Farmer digs fields out from under sea of mud
Two years after his Wainui Bay farm was ravaged by landslides Mike Robertson says he's feeling "quite good, actually".
Though he has certainly come through some "bad patches", including some burnout after working seven days a week for months on end to clean up his family farm, Robertson says the pressure's easing.
In December 2011 his 430-hectare Golden Bay dairy farm suffered dozens of landslides, covering it in up to five metres of mud, and trapping 300 cows.

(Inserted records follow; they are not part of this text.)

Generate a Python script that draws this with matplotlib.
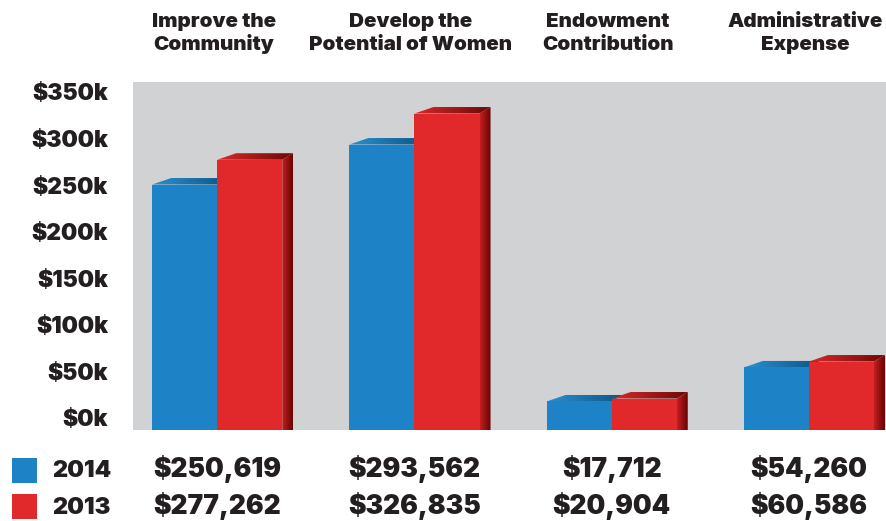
import matplotlib
matplotlib.use("Agg")
import matplotlib.pyplot as plt
import numpy as np
from matplotlib.patches import Polygon, Rectangle
from matplotlib.colors import LinearSegmentedColormap

categories = ["Improve the\nCommunity", "Develop the\nPotential of Women",
              "Endowment\nContribution", "Administrative\nExpense"]
values_2014 = [250619, 293562, 17712, 54260]
values_2013 = [277262, 326835, 20904, 60586]
series_labels = ["2014", "2013"]
tick_values = [0, 50000, 100000, 150000, 200000, 250000, 300000, 350000]
tick_labels = ["$0k", "$50k", "$100k", "$150k", "$200k", "$250k", "$300k", "$350k"]

FONT = ["Inter", "DejaVu Sans"]
TXT = "#231f20"
BLUE = "#1e83c6"
RED = "#e1282a"
BG = "#d1d2d4"

W, H = 886, 521
fig = plt.figure(figsize=(W / 100, H / 100), dpi=100)
ax_l, ax_r, ax_b, ax_t = 133, 886, 430, 82
ax = fig.add_axes([ax_l / W, 1 - ax_b / H, (ax_r - ax_l) / W, (ax_b - ax_t) / H])
ax.set_facecolor(BG)
for s in ax.spines.values():
    s.set_visible(False)

xmin, xmax = -0.427, 3.391
ymin, ymax = -12900, 360700
ax.set_xlim(xmin, xmax)
ax.set_ylim(ymin, ymax)

px_x = (xmax - xmin) / (ax_r - ax_l)
px_y = (ymax - ymin) / (ax_b - ax_t)
width = 0.33
dxl, dxr, dyy = 19 * px_x, 11 * px_x, 6.5 * px_y

x = np.arange(len(categories))


def grad_fill(poly, c0, c1):
    xs = poly[:, 0]; ys = poly[:, 1]
    cmap = LinearSegmentedColormap.from_list("g", [c0, c1])
    img = np.linspace(0, 1, 64).reshape(1, -1)
    im = ax.imshow(img, cmap=cmap, aspect="auto",
                   extent=[xs.min(), xs.max(), ys.min(), ys.max()],
                   origin="lower", zorder=2, interpolation="bilinear")
    p = Polygon(poly, closed=True, facecolor="none", edgecolor="none")
    ax.add_patch(p)
    im.set_clip_path(p)


def bar3d(x0, v, front, top0, top1, side0=None, side1=None):
    x1 = x0 + width
    ax.bar(x0, v - ymin, width=width, bottom=ymin, align="edge",
           color=front, zorder=3, linewidth=0)
    top = np.array([[x0, v], [x1, v], [x1 + dxr, v + dyy], [x0 + dxl, v + dyy]])
    grad_fill(top, top0, top1)
    if side0 is not None:
        side = np.array([[x1, v], [x1 + dxr, v + dyy], [x1 + dxr, ymin], [x1, ymin]])
        grad_fill(side, side0, side1)


for i in range(len(categories)):
    bar3d(x[i] - width, values_2014[i], BLUE, "#2a8fd0", "#0c5585")
    bar3d(x[i], values_2013[i], RED, "#d62a2a", "#6e0707", "#c41f1f", "#680303")

ax.set_xlim(xmin, xmax)
ax.set_ylim(ymin, ymax)

ax.set_yticks(tick_values)
ax.set_yticklabels(tick_labels, fontfamily=FONT, fontweight="black",
                   fontsize=16.5, color=TXT)
ax.tick_params(axis="y", length=0, pad=18)
ax.set_xticks([])

# category headers on top (two lines each)
for i, c in enumerate(categories):
    xd = ax.transData.transform((x[i], 0))[0] / W
    for line, ypx in zip(c.split("\n"), (27, 50)):
        fig.text(xd - 0.004, 1 - ypx / H, line, ha="center", va="baseline",
                 fontfamily=FONT, fontweight="black", fontsize=14.8, color=TXT)

# bottom legend + values
rows = [(series_labels[0], BLUE, values_2014, 477, 458),
        (series_labels[1], RED, values_2013, 514, 494)]
for lab, col, vals, ypx, sq in rows:
    yf = 1 - ypx / H
    fig.patches.append(Rectangle((12 / W, 1 - (sq + 25) / H), 25 / W, 25 / H,
                                 transform=fig.transFigure, facecolor=col,
                                 edgecolor="none"))
    fig.text(52 / W, yf, lab, ha="left", va="baseline", fontfamily=FONT,
             fontweight="black", fontsize=17, color=TXT)
    for i, v in enumerate(vals):
        xd = ax.transData.transform((x[i], 0))[0] / W
        fig.text(xd, yf, "${:,}".format(v), ha="center", va="baseline",
                 fontfamily=FONT, fontweight="black", fontsize=19, color=TXT)

fig.savefig("out.png", dpi=100)
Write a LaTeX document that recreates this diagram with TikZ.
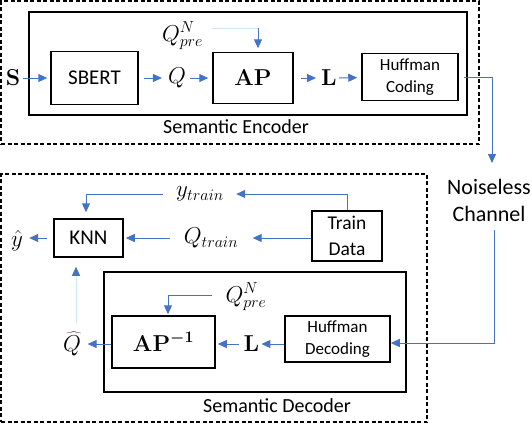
\RequirePackage{fix-cm}
\documentclass[tikz,border=0pt]{standalone}
\usepackage[no-math]{fontspec}
\setmainfont{Carlito}
\usetikzlibrary{arrows.meta}
\DeclareMathSizes{23}{23}{16}{12}
\definecolor{ablue}{RGB}{68,114,196}
\definecolor{lblue}{RGB}{205,228,245}
\begin{document}
\begin{tikzpicture}[x=1pt,y=-1pt,
  blk/.style={draw,line width=1.5pt,inner sep=0pt,align=center},
  frm/.style={draw,line width=2pt,inner sep=0pt},
  dfrm/.style={draw,line width=1.3pt,inner sep=0pt,dash pattern=on 4pt off 2.5pt},
  fbig/.style={font=\fontsize{21}{25}\selectfont},
  fmath/.style={font=\fontsize{23}{27}\selectfont},
  fhuff/.style={font=\fontsize{17}{22}\selectfont},
  ftrain/.style={font=\fontsize{19.5}{26}\selectfont},
  fcap/.style={font=\fontsize{20}{24}\selectfont},
  fchan/.style={font=\fontsize{22}{27}\selectfont},
  lab/.style={inner sep=0pt,fmath},
  arr/.style={ablue,line width=1pt,-{Triangle[length=9pt,width=8pt]}},
  fline/.style={lblue,line width=1pt},
  farr/.style={lblue,line width=1pt,-{Triangle[length=9pt,width=8pt,color=ablue]}}
]
\useasboundingbox (0,0) rectangle (532,424);

% frames
\node[dfrm,minimum width=478pt,minimum height=143pt] (encout) at (240,72.5) {};
\node[frm,minimum width=438pt,minimum height=103pt] (encin) at (248,63.5) {};
\node[dfrm,minimum width=426pt,minimum height=248pt] (decout) at (214,298) {};
\node[frm,minimum width=302pt,minimum height=120pt] (decin) at (255,332) {};

% encoder blocks
\node[blk,fbig,minimum width=87pt,minimum height=53pt] (SBERT) at (94.5,78) {SBERT};
\node[blk,fmath,minimum width=80pt,minimum height=51pt] (AP) at (253,78) {$\mathbf{AP}$};
\node[blk,fhuff,minimum width=96pt,minimum height=47pt] (HC) at (410,77) {Huffman\\Coding};

% decoder blocks
\node[blk,fbig,minimum width=69pt,minimum height=38pt] (KNN) at (88.5,238) {KNN};
\node[blk,ftrain,minimum width=70pt,minimum height=50pt] (Train) at (347,236) {Train\\Data};
\node[blk,fmath,minimum width=103pt,minimum height=52pt] (APinv) at (163.5,342) {{\boldmath$\mathbf{AP}^{-1}$}};
\node[blk,fhuff,minimum width=105pt,minimum height=46pt] (HD) at (337.5,339) {Huffman\\Decoding};

% math labels
\node[lab,minimum width=12pt] (S) at (13,78) {$\mathbf{S}$};
\node[lab,minimum width=14pt] (Q) at (177,78) {$Q$};
\node[lab,minimum width=12pt] (L) at (329,78) {$\mathbf{L}$};
\node[lab,minimum width=49pt] (Qpre) at (182.5,36) {$Q_{pre}^{N}$};
\node[lab,minimum width=62pt] (ytrain) at (200,194) {$y_{train}$};
\node[lab,minimum width=63pt] (Qtrain) at (211,238) {$Q_{train}$};
\node[lab,minimum width=15pt] (yhat) at (17,241) {$\hat{y}$};
\node[lab,minimum width=15pt] (Qhat) at (72,344) {$\widehat{Q}$};
\node[lab,minimum width=13pt] (Lb) at (251.5,344) {$\mathbf{L}$};
\node[lab,minimum width=48pt] (Qpreb) at (246,297) {$Q_{pre}^{N}$};

% captions
\node[fcap,inner sep=0pt] (encl) at (236,127) {Semantic Encoder};
\node[fcap,inner sep=0pt] (decl) at (277,406) {Semantic Decoder};
\node[fchan,inner sep=0pt,align=center] (chan) at (489,200) {Noiseless\\Channel};

% coordinates
\coordinate (chin) at (492,163);
\coordinate (chout) at (494,230);
\coordinate (qc) at (258,28);
\coordinate (qhs) at (76,323);

% encoder connectors
\draw[arr,shorten <=3pt,shorten >=3pt] (S) -- (SBERT);
\draw[arr,shorten <=5pt,shorten >=6pt] (SBERT) -- (Q);
\draw[arr,shorten <=4pt,shorten >=4pt] (Q) -- (AP);
\draw[arr,shorten <=7pt,shorten >=5pt] (AP) -- (L);
\draw[arr,shorten <=2pt,shorten >=4pt] (L) -- (HC);
\draw[fline] ([xshift=5pt]Qpre.east |- qc) -- (qc);
\draw[arr,shorten >=3.5pt] (qc) -- (qc |- AP.north);

% channel
\draw[arr,shorten <=5pt] (HC.east) -| (chin);
\draw[arr] (chout) |- ([yshift=-4pt]HD.east);

% decoder connectors
\draw[arr,shorten >=5pt] (Train.north) |- (ytrain.east);
\draw[arr,shorten <=6pt,shorten >=6pt] (ytrain.west) -| ([xshift=-2.5pt]KNN.north);
\draw[arr,shorten >=10pt] (Train.west |- Qtrain.east) -- (Qtrain.east);
\draw[arr,shorten <=9.5pt,shorten >=2pt] (Qtrain.west) -- (KNN.east);
\draw[arr,shorten <=6pt,shorten >=4.5pt] (KNN.west) -- (KNN.west -| yhat.east);
\draw[farr,shorten >=9pt] (qhs) -- (qhs |- KNN.south);
\draw[arr,shorten >=6.5pt] (APinv.west |- Qhat.east) -- (Qhat.east);
\draw[arr,shorten >=2pt] (HD.west |- Lb.east) -- (Lb.east);
\draw[arr,shorten <=5pt,shorten >=2pt] (Lb.west) -- (Lb.west -| APinv.east);
\draw[arr,shorten <=10pt,shorten >=1pt] ([yshift=2pt]Qpreb.west) -| ([xshift=4.5pt]APinv.north);
\end{tikzpicture}
\end{document}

At the time Mr Robertson refused to allow himself to focus on the destruction, preferring to get on with the job and saying, "You don't really have time to get caught up in the emotion of it. If you let it get you down, you just turn it into a bigger job than it is.
"Most people on the land are made of similar stuff. You just knuckle down and do your best. You've got so much invested in it," he said.
The fact that the farm had been in his family since the 1800s meant the land meant too much for Mr Robertson to simply walk away.
While it once seemed impossible to bring permanent workers back, especially because money was tight, he's recently taken on fulltime farm assistant Rongomai Ruakere.
Part-time "jack of all trades" farmhand Ross Vickery worked for Mr Robertson from six months after the floods, doing most of the tractor work and reseeding.
"We've just done another lot of work in the paddocks that were scoured out by the river when it was flooding, we've used spoil off the Wainui Hill to level it out," Mr Robertson said.
He says it'll be another two years until his farm is back to "somewhere near how it was".